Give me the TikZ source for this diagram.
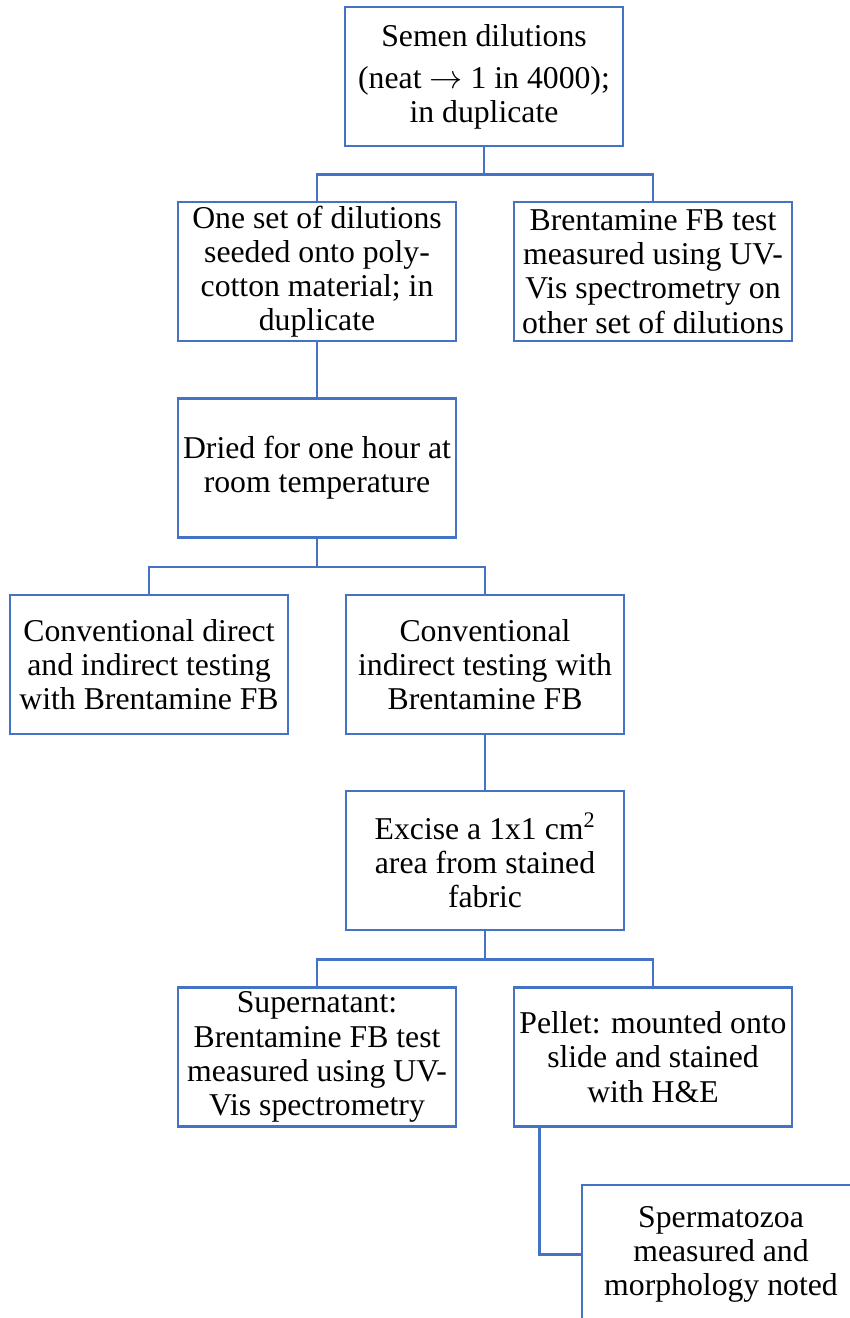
\documentclass[tikz,border=0pt]{standalone}
\usepackage{fontspec}
\setmainfont{Liberation Serif}

\definecolor{boxblue}{RGB}{68,114,196}
\tikzset{every picture/.style={line width=0.75pt}}
\tikzset{
	flowbox/.style={draw=boxblue, line width=2.2pt, fill=white, align=center, inner sep=0pt,
		minimum width=208.5pt, minimum height=104.25pt, font=\fontsize{23.8}{25.6}\selectfont},
	link/.style={draw=boxblue, line width=2.2pt}
}

\begin{document}
\begin{tikzpicture}[x=0.75pt,y=0.75pt,yscale=-1,xscale=1]
		\useasboundingbox (0,0) rectangle (850,1318);
		\clip (0,0) rectangle (850,1318);

		\node [flowbox] (semen) at (484,76.5) {Semen dilutions\\[6pt](neat $\rightarrow$ 1 in 4000);\\in duplicate};
		\node [flowbox] (oneset) at (317,271.5) {One set of dilutions\\seeded onto poly-\\cotton material; in\\duplicate};
		\node [flowbox] (brent) at (653,271.5) {Brentamine FB test\\measured using UV-\\Vis spectrometry on\\other set of dilutions};
		\node [flowbox] (dried) at (317,468) {Dried for one hour at\\room temperature};
		\node [flowbox] (convboth) at (149,664.5) {Conventional direct\\and indirect testing\\with Brentamine FB};
		\node [flowbox] (convind) at (485,664.5) {Conventional\\indirect testing with\\Brentamine FB};
		\node [flowbox] (excise) at (485,860.5) {Excise a 1x1 cm\textsuperscript{2}\\area from stained\\fabric};
		\node [flowbox] (super) at (317,1057) {Supernatant:\\Brentamine FB test\\measured using UV-\\Vis spectrometry};
		\node [flowbox] (pellet) at (653,1057) {Pellet: mounted onto\\slide and stained\\with H\&E};
		\node [flowbox] (sperm) at (721,1254.5) {Spermatozoa\\measured and\\morphology noted};

		\draw [link] (semen.south) -- ++(0,27) -| (oneset.north);
		\draw [link] (semen.south) -- ++(0,27) -| (brent.north);
		\draw [link] (oneset.south) -- (dried.north);
		\draw [link] (dried.south) -- ++(0,28) -| (convboth.north);
		\draw [link] (dried.south) -- ++(0,28) -| (convind.north);
		\draw [link] (convind.south) -- (excise.north);
		\draw [link] (excise.south) -- ++(0,28) -| (super.north);
		\draw [link] (excise.south) -- ++(0,28) -| (pellet.north);
		\draw [link] ([xshift=20.25pt]pellet.south west) |- (sperm.west);

\end{tikzpicture}
\end{document}
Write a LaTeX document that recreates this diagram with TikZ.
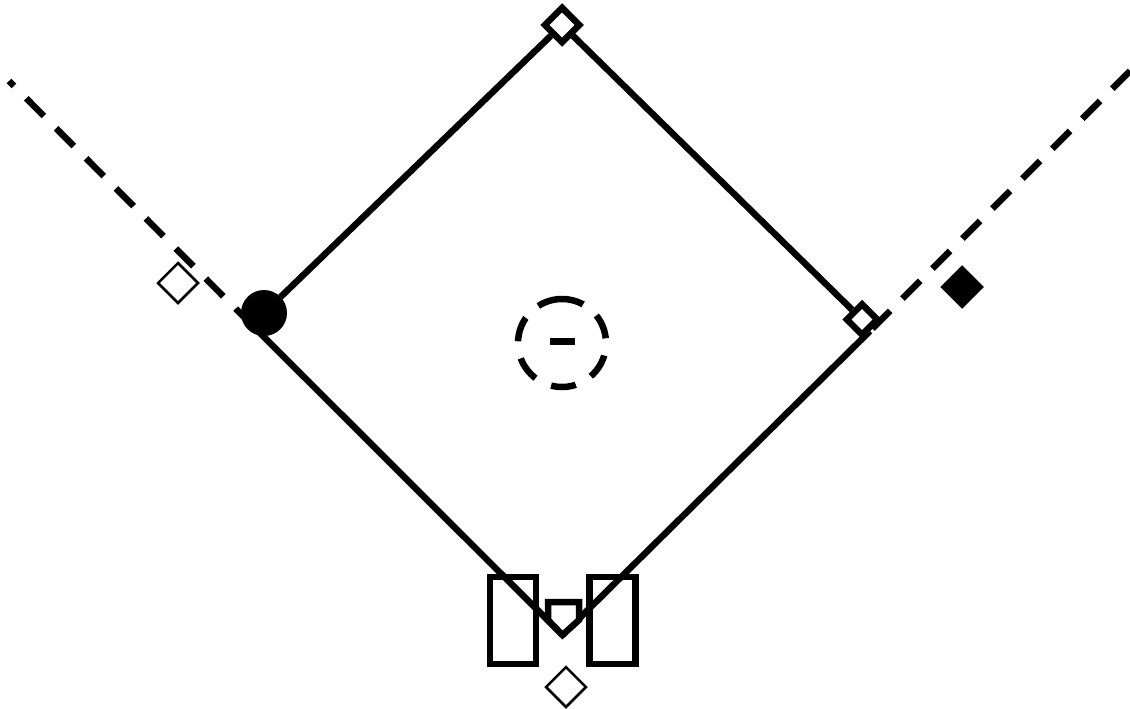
\documentclass[tikz,border=0pt]{standalone}
\usetikzlibrary{shapes.geometric}
\tikzstyle{every path}=[line width=6.5pt]
\tikzstyle{basebag}=[draw, fill=white, shape=diamond, aspect=1, inner sep=0pt, minimum width=37pt, minimum height=37pt]
\tikzstyle{fielder}=[draw, line width=2.5pt, shape=diamond, aspect=1, inner sep=0pt, minimum width=41pt, minimum height=41pt]
\tikzstyle{batterbox}=[draw, shape=rectangle, inner sep=0pt, minimum width=46pt, minimum height=87pt]
\tikzstyle{foulline}=[dash pattern=on 25pt off 17.4pt]
\begin{document}
\begin{tikzpicture}[x=1pt, y=-1pt]
  \useasboundingbox (0,0) rectangle (1130,709);

  % Free ends of the lines
  \coordinate (homeapex) at (562.5,635);
  \coordinate (leftend) at (9,81);
  \coordinate (leftbreak) at (243,316);
  \coordinate (rightend) at (1130,71);
  \coordinate (rightbreak) at (870,331);
  \coordinate (moundtop) at (562,299);

  % Bases
  \node[circle, fill=black, inner sep=0pt, minimum size=46pt, line width=0pt] (third) at (264,313) {};
  \node[basebag] (second) at (562,25) {};
  \node[basebag, minimum width=33pt, minimum height=33pt] (first) at (862,319.5) {};

  % Infield
  \draw (third) -- (second);
  \draw (second) -- (first);
  \draw (homeapex) -- (rightbreak);
  \draw (homeapex) -- (leftbreak);

  % Foul lines beyond the bases
  \draw[foulline, dash phase=18pt] (leftend) -- (leftbreak);
  \draw[foulline] (rightend) -- (rightbreak);

  % Mound
  \draw[foulline] (moundtop) arc[start angle=90, delta angle=360, radius=44pt];
  \node[fill=black, inner sep=0pt, minimum width=25pt, minimum height=7pt, line width=0pt] (rubber) at (562.5,341.5) {};

  % Home plate and batter boxes
  \node[batterbox] (leftbox) at (513,620.5) {};
  \node[batterbox] (rightbox) at (612.5,620.5) {};
  \filldraw[fill=white] (548,602) -- (579,602) -- (579,620) -- (homeapex) -- (548,620) -- cycle;

  % Fielders
  \node[fielder] (leftfielder) at (178,283) {};
  \node[fielder] (catcher) at (566,687) {};
  \node[fielder, fill=black] (rightfielder) at (962,287) {};
\end{tikzpicture}
\end{document}
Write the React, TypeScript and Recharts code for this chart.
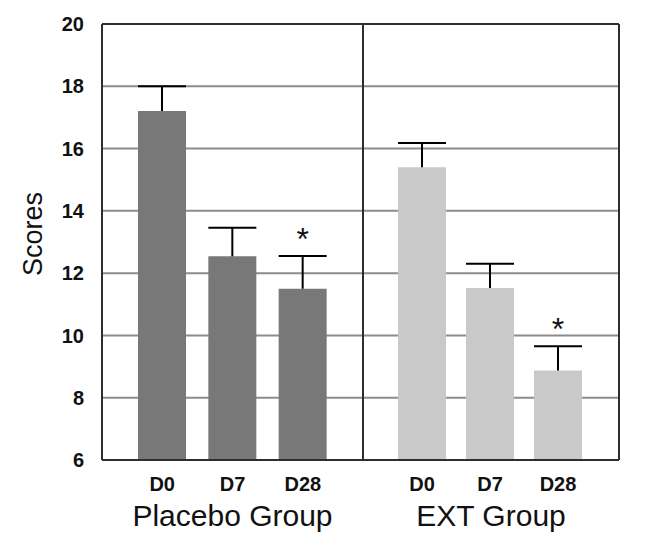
import React from "react";
import {
  ComposedChart,
  Bar,
  XAxis,
  YAxis,
  CartesianGrid,
  ReferenceLine,
  LabelList,
} from "recharts";

const categories = ["D0", "D7", "D28"];
const placeboMeans = [17.21, 12.54, 11.5];
const placeboErrors = [0.79, 0.92, 1.05];
const placeboMarks = ["", "", "*"];
const extMeans = [15.4, 11.52, 8.87];
const extErrors = [0.78, 0.78, 0.78];
const extMarks = ["", "", "*"];
const yTicks = [6, 8, 10, 12, 14, 16, 18, 20];
const groupNames = ["Placebo Group", "EXT Group"];
const yLabel = "Scores";

const FONT = "'Liberation Sans', Arial, Helvetica, sans-serif";
const FRAME = "#2e2e2e";

const build = (means: number[], errs: number[], marks: string[]) =>
  categories.map((c, i) => ({ day: c, mean: means[i], err: errs[i], mark: marks[i] }));

const placeboData = build(placeboMeans, placeboErrors, placeboMarks);
const extData = build(extMeans, extErrors, extMarks);

function Whisker(props: any) {
  const { x, y, width, height } = props;
  if (x == null || y == null) return null;
  const cx = x + width / 2;
  return (
    <g>
      <line x1={cx} x2={cx} y1={y + height} y2={y} stroke="#000" strokeWidth={2} />
      <line x1={x} x2={x + width} y1={y} y2={y} stroke="#000" strokeWidth={2} />
    </g>
  );
}

function ScoresLabel(props: any) {
  const vb = props.viewBox || { x: 0, y: 24, width: 102, height: 436 };
  const cx = vb.x + 42;
  const cy = vb.y + vb.height / 2 - 8;
  return (
    <text
      x={cx}
      y={cy}
      transform={`rotate(-90 ${cx} ${cy})`}
      textAnchor="middle"
      fontSize={27}
      fill="#111"
      fontFamily={FONT}
    >
      {yLabel}
    </text>
  );
}

function Panel(props: {
  data: any[];
  color: string;
  name: string;
  showY: boolean;
  width: number;
  padding: { left: number; right: number };
}) {
  const { data, color, name, showY, width, padding } = props;
  return (
    <ComposedChart
      width={width}
      height={551}
      data={data}
      margin={{ top: 24, right: 0, bottom: 10, left: 0 }}
      barSize={48}
      style={{ overflow: "visible" }}
    >
      <CartesianGrid vertical={false} stroke="#8c8c8c" strokeWidth={2} />
      <CartesianGrid
        horizontal={false}
        stroke={FRAME}
        strokeWidth={2}
        verticalCoordinatesGenerator={({ offset }: any) => [offset.left, offset.left + offset.width]}
      />
      <XAxis
        dataKey="day"
        height={81}
        padding={padding}
        tickLine={false}
        tickSize={0}
        tickMargin={17}
        interval={0}
        axisLine={{ stroke: FRAME, strokeWidth: 2 }}
        tick={{ fontSize: 20, fontWeight: "bold", fill: "#111", fontFamily: FONT }}
        label={{
          value: name,
          position: "insideBottom",
          offset: 15,
          fontSize: 30,
          fill: "#111",
          fontFamily: FONT,
        }}
      />
      <YAxis
        hide={!showY}
        width={102}
        domain={[6, 20]}
        allowDataOverflow={true}
        ticks={yTicks}
        interval={0}
        tickLine={false}
        tickSize={0}
        tickMargin={18}
        axisLine={false}
        tick={{ fontSize: 20, fontWeight: "bold", fill: "#111", fontFamily: FONT }}
        label={showY ? { content: (p: any) => <ScoresLabel {...p} /> } : undefined}
      />
      <ReferenceLine y={20} stroke={FRAME} strokeWidth={2} />
      <Bar dataKey="mean" stackId="s" fill={color} isAnimationActive={false} />
      <Bar dataKey="err" stackId="s" shape={<Whisker />} isAnimationActive={false}>
        <LabelList
          dataKey="mark"
          position="top"
          offset={6}
          style={{ fontSize: 32, fill: "#111", fontFamily: FONT }}
        />
      </Bar>
    </ComposedChart>
  );
}

export default function App() {
  return (
    <div
      style={{
        position: "absolute",
        left: 0,
        top: 0,
        width: 655,
        height: 551,
        background: "#fff",
      }}
    >
      <style>{`.recharts-surface{overflow:visible}`}</style>
      <div style={{ position: "absolute", left: 0, top: 0 }}>
        <Panel
          data={placeboData}
          color="#787878"
          name={groupNames[0]}
          showY={true}
          width={363}
          padding={{ left: 25, right: 25 }}
        />
      </div>
      <div style={{ position: "absolute", left: 363, top: 0 }}>
        <Panel
          data={extData}
          color="#c9c9c9"
          name={groupNames[1]}
          showY={false}
          width={256}
          padding={{ left: 25, right: 27 }}
        />
      </div>
    </div>
  );
}
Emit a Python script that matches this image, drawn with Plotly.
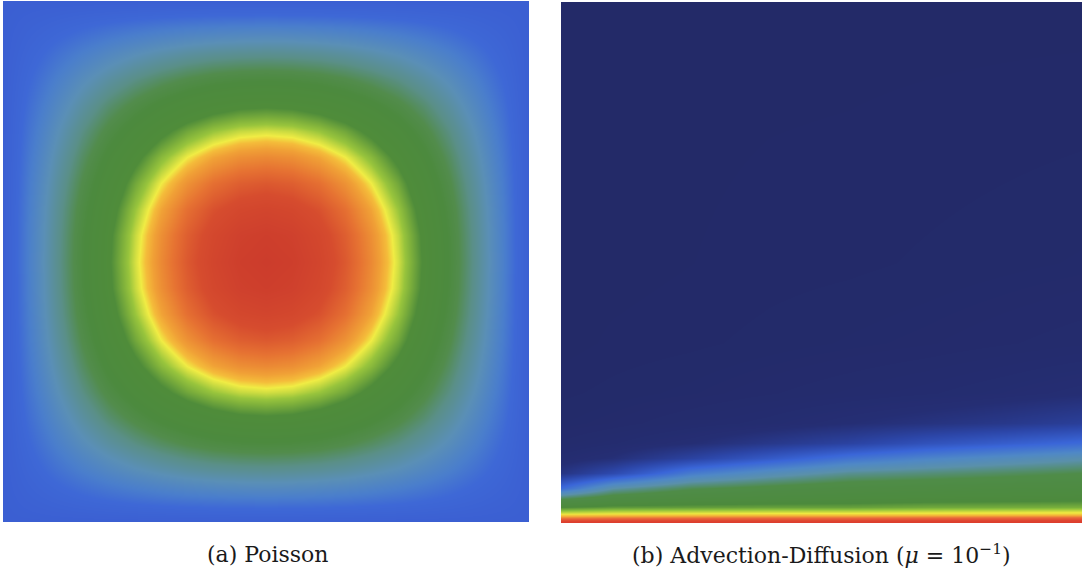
import plotly.graph_objects as go

W, H = 1082, 573

# ---------------- (a) Poisson: normalised solution u/u_max on the unit square
poisson_x = [0, .05, .10, .15, .20, .25, .30, .35, .40, .45, .50, .55, .60, .65, .70, .75, .80, .85, .90, .95, 1.0]
poisson_y = [0, .05, .10, .15, .20, .25, .30, .35, .40, .45, .50, .55, .60, .65, .70, .75, .80, .85, .90, .95, 1.0]
poisson_u = [
    [0, 0,    0,    0,    0,    0,    0,    0,    0,    0,    0,    0,    0,    0,    0,    0,    0,    0,    0,    0,    0],
    [0, .036, .068, .097, .122, .143, .160, .173, .182, .188, .190, .188, .182, .173, .160, .143, .122, .097, .068, .036, 0],
    [0, .068, .130, .184, .230, .270, .302, .328, .346, .356, .360, .356, .346, .328, .302, .270, .230, .184, .130, .068, 0],
    [0, .097, .184, .260, .326, .383, .428, .464, .490, .505, .510, .505, .490, .464, .428, .383, .326, .260, .184, .097, 0],
    [0, .122, .230, .326, .410, .480, .538, .582, .614, .634, .640, .634, .614, .582, .538, .480, .410, .326, .230, .122, 0],
    [0, .143, .270, .383, .480, .563, .630, .683, .720, .743, .750, .743, .720, .683, .630, .563, .480, .383, .270, .143, 0],
    [0, .160, .302, .428, .538, .630, .706, .764, .806, .832, .840, .832, .806, .764, .706, .630, .538, .428, .302, .160, 0],
    [0, .173, .328, .464, .582, .683, .764, .828, .874, .901, .910, .901, .874, .828, .764, .683, .582, .464, .328, .173, 0],
    [0, .182, .346, .490, .614, .720, .806, .874, .922, .950, .960, .950, .922, .874, .806, .720, .614, .490, .346, .182, 0],
    [0, .188, .356, .505, .634, .743, .832, .901, .950, .980, .990, .980, .950, .901, .832, .743, .634, .505, .356, .188, 0],
    [0, .190, .360, .510, .640, .750, .840, .910, .960, .990, 1.00, .990, .960, .910, .840, .750, .640, .510, .360, .190, 0],
    [0, .188, .356, .505, .634, .743, .832, .901, .950, .980, .990, .980, .950, .901, .832, .743, .634, .505, .356, .188, 0],
    [0, .182, .346, .490, .614, .720, .806, .874, .922, .950, .960, .950, .922, .874, .806, .720, .614, .490, .346, .182, 0],
    [0, .173, .328, .464, .582, .683, .764, .828, .874, .901, .910, .901, .874, .828, .764, .683, .582, .464, .328, .173, 0],
    [0, .160, .302, .428, .538, .630, .706, .764, .806, .832, .840, .832, .806, .764, .706, .630, .538, .428, .302, .160, 0],
    [0, .143, .270, .383, .480, .563, .630, .683, .720, .743, .750, .743, .720, .683, .630, .563, .480, .383, .270, .143, 0],
    [0, .122, .230, .326, .410, .480, .538, .582, .614, .634, .640, .634, .614, .582, .538, .480, .410, .326, .230, .122, 0],
    [0, .097, .184, .260, .326, .383, .428, .464, .490, .505, .510, .505, .490, .464, .428, .383, .326, .260, .184, .097, 0],
    [0, .068, .130, .184, .230, .270, .302, .328, .346, .356, .360, .356, .346, .328, .302, .270, .230, .184, .130, .068, 0],
    [0, .036, .068, .097, .122, .143, .160, .173, .182, .188, .190, .188, .182, .173, .160, .143, .122, .097, .068, .036, 0],
    [0, 0,    0,    0,    0,    0,    0,    0,    0,    0,    0,    0,    0,    0,    0,    0,    0,    0,    0,    0,    0],
]

# ---------------- (b) Advection-Diffusion (mu = 1e-1): boundary layer on the bottom wall
adv_x = [0, 0.1, 0.25, 0.4, 0.55, 0.7, 0.85, 1.0]
adv_y = [0, 0.006, 0.012, 0.019, 0.031, 0.048, 0.067, 0.096, 0.125, 0.154, 0.192, 0.25, 0.345, 0.5, 1.0]
adv_u = [
    [1.00, 1.00, 1.00, 1.00, 1.00, 1.00, 1.00, 1.00],
    [0.91, 0.915, 0.92, 0.92, 0.92, 0.925, 0.925, 0.93],
    [0.81, 0.82, 0.825, 0.83, 0.83, 0.835, 0.84, 0.845],
    [0.67, 0.68, 0.685, 0.69, 0.69, 0.695, 0.70, 0.705],
    [0.55, 0.57, 0.575, 0.58, 0.58, 0.59, 0.595, 0.60],
    [0.40, 0.46, 0.49, 0.50, 0.51, 0.52, 0.525, 0.53],
    [0.21, 0.34, 0.41, 0.44, 0.465, 0.475, 0.485, 0.49],
    [0.07, 0.13, 0.25, 0.31, 0.36, 0.38, 0.40, 0.42],
    [0.035, 0.055, 0.11, 0.17, 0.23, 0.27, 0.30, 0.33],
    [0.02, 0.03, 0.05, 0.08, 0.11, 0.15, 0.18, 0.21],
    [0.01, 0.015, 0.025, 0.035, 0.05, 0.065, 0.08, 0.10],
    [0.005, 0.008, 0.012, 0.018, 0.024, 0.03, 0.038, 0.048],
    [0.0, 0.003, 0.005, 0.008, 0.011, 0.014, 0.018, 0.022],
    [0.0, 0.0, 0.002, 0.004, 0.005, 0.007, 0.009, 0.011],
    [0.0, 0.0, 0.0, 0.0, 0.0, 0.0, 0.0, 0.0],
]

captions = ["(a) Poisson", "(b) Advection-Diffusion (<i>μ</i> = 10<sup>−1</sup>)"]

poisson_scale = [
    [0.00, "#3b5fd2"],
    [0.10, "#3e68d6"],
    [0.18, "#4a7ecc"],
    [0.28, "#5a8fb6"],
    [0.38, "#5a8f88"],
    [0.46, "#528c4c"],
    [0.52, "#4c8a3e"],
    [0.65, "#4f8c3a"],
    [0.72, "#98c43c"],
    [0.764, "#f0ec44"],
    [0.785, "#f4bc3a"],
    [0.81, "#f0a036"],
    [0.87, "#e67232"],
    [0.93, "#d64c2e"],
    [1.00, "#cc3c2c"],
]

adv_scale = [
    [0.00, "#232a68"],
    [0.05, "#252e74"],
    [0.12, "#2c46a8"],
    [0.20, "#3a66d8"],
    [0.28, "#4f88c6"],
    [0.34, "#5a90aa"],
    [0.42, "#4f8c48"],
    [0.55, "#4c8a3c"],
    [0.62, "#8cc03c"],
    [0.69, "#eee840"],
    [0.77, "#f4b238"],
    [0.86, "#e8643a"],
    [0.93, "#de4430"],
    [1.00, "#dc3a2c"],
]

fig = go.Figure()
fig.add_trace(go.Heatmap(
    x=poisson_x, y=poisson_y, z=poisson_u, zmin=0, zmax=1,
    colorscale=poisson_scale, zsmooth="best", showscale=False,
    xaxis="x", yaxis="y",
))
fig.add_trace(go.Heatmap(
    x=adv_x, y=adv_y, z=adv_u, zmin=0, zmax=1,
    colorscale=adv_scale, zsmooth="best", showscale=False,
    xaxis="x2", yaxis="y2",
))

hidden = dict(visible=False, showgrid=False, zeroline=False, range=[0, 1])
fig.update_layout(
    width=W, height=H, autosize=False,
    margin=dict(l=0, r=0, t=0, b=0),
    paper_bgcolor="white", plot_bgcolor="white",
    xaxis=dict(domain=[3 / W, 529 / W], anchor="y", **hidden),
    yaxis=dict(domain=[(H - 522) / H, (H - 1) / H], anchor="x", **hidden),
    xaxis2=dict(domain=[561 / W, 1.0], anchor="y2", **hidden),
    yaxis2=dict(domain=[(H - 523) / H, (H - 2) / H], anchor="x2", **hidden),
    showlegend=False,
)

for cx, text in zip([267 / W, 821.5 / W], captions):
    fig.add_annotation(
        x=cx, y=(H - 554) / H, xref="paper", yref="paper",
        text=text, showarrow=False, xanchor="center", yanchor="middle",
        font=dict(family="DejaVu Serif", size=22, color="#1a1a1a"),
    )

fig.write_html("out.html")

Given instruction: From the line containing "Emit a Python" to the line containing "W, H = 1082, 573", both lines included, give the text again exactly, without any pictures.

Worked solution:
Emit a Python script that matches this image, drawn with Plotly.
import plotly.graph_objects as go

W, H = 1082, 573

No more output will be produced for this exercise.